Questionado sobre a situação e sobre o diálogo com o Governo do Estado por mais segurança, o prefeito de Jijoca de Jericoacoara, Francisco Lindomar (PSD), é categórico "tenho uma decepção muito grande com a segurança pública. A própria Polícia vê o consumo de drogas a céu aberto e não se faz nada, dando a ideia de que em Jeri tudo pode".
Lindomar afirmou ainda que "tem conhecimento de que Jericoacoara é um portal que acolhe traficantes famosos, inclusive internacionais". Mas, apesar de questionado sobre a atuação do município, ele limitou-se a dizer que espera que a Polícia Federal juntamente com a Polícia Civil "possam se colocar mais à disposição" e que espera "mais rigor das instituições policiais".
FIQUE POR DENTRO
Delegacia mais próxima fica a 24 Km
Jericoacoara não tem delegacia. A unidade mais próxima fica em Jijoca, a 24 Km da vila. Segundo o titular da Delegacia Municipal de Jijoca, Flávio Artur, o funcionamento é apenas de segunda a quinta e as ocorrências do fim de semana vão para a Delegacia Regional de Acaraú, que fica a 61 Km de Jeri. "Nós temos é carência de pessoal", garante. Os registros policiais mais recorrentes em Jeri são pequenos furtos e ameaças. Em 2014, a Delegacia contabilizou também sete estupros na região de Jijoca.
A vila, segundo o subtenente Roberto, do Batalhão de Policiamento Turístico (BPTur), que comanda a unidade na vila, conta com sete policiais, que atuam em dupla, por turno e fazem a ronda motorizada em um único veículo. "Tentamos combater o tráfico, mas precisamos da atuação de outras forças como a Divisão de Narcóticos e a Polícia Federal", ressalta.
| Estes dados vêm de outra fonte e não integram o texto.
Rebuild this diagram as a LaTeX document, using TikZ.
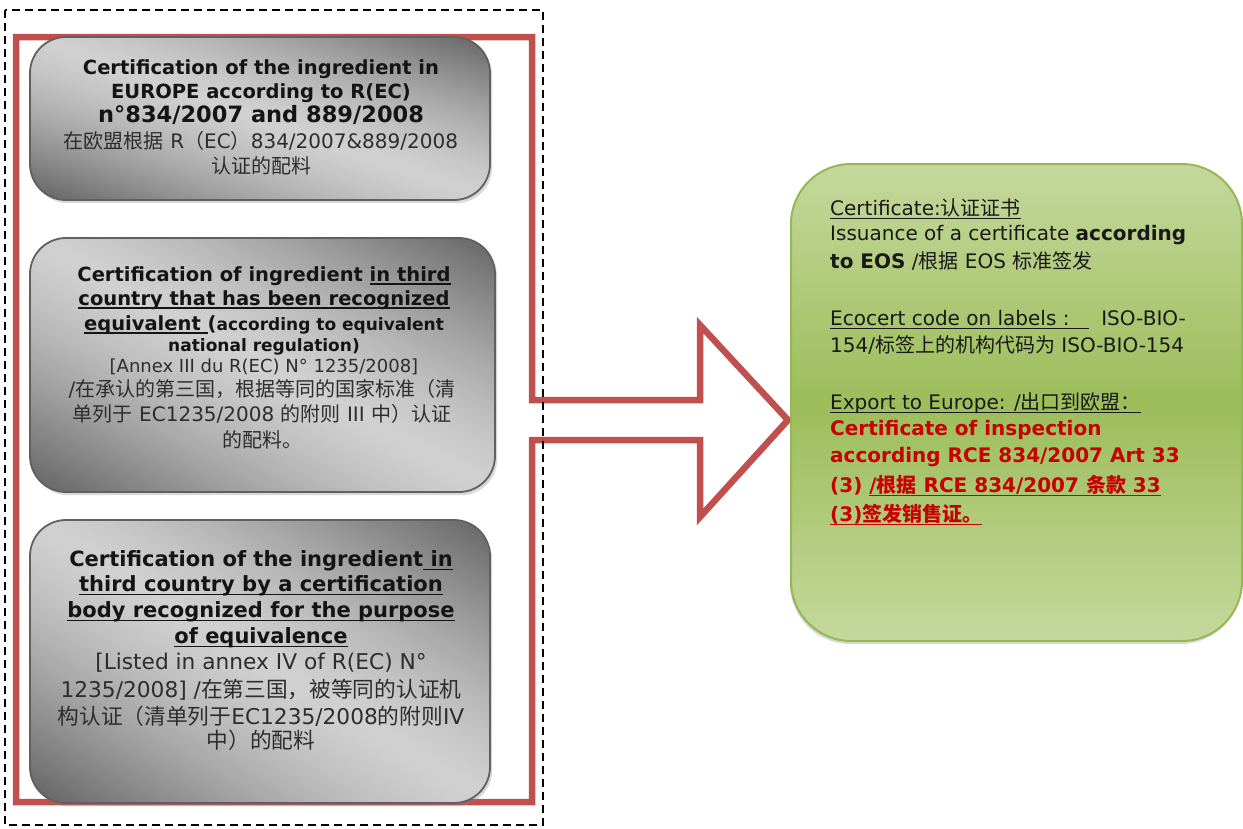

A Secretaria de Segurança Pública e Defesa Social (SSPDS), em nota, garantiu que a segurança da vila foi reforçada desde dezembro até o Carnaval. A equipe do Diário, porém, não verificou a presença deste efetivo complementar. A SSPDS explicou, ainda, que foi feito estudo de sazonalidade por ser uma área turística e o delegado mais experiente, Flávio Artur, assumiu a Delegacia de Jijoca para reforçar as ações de inteligência.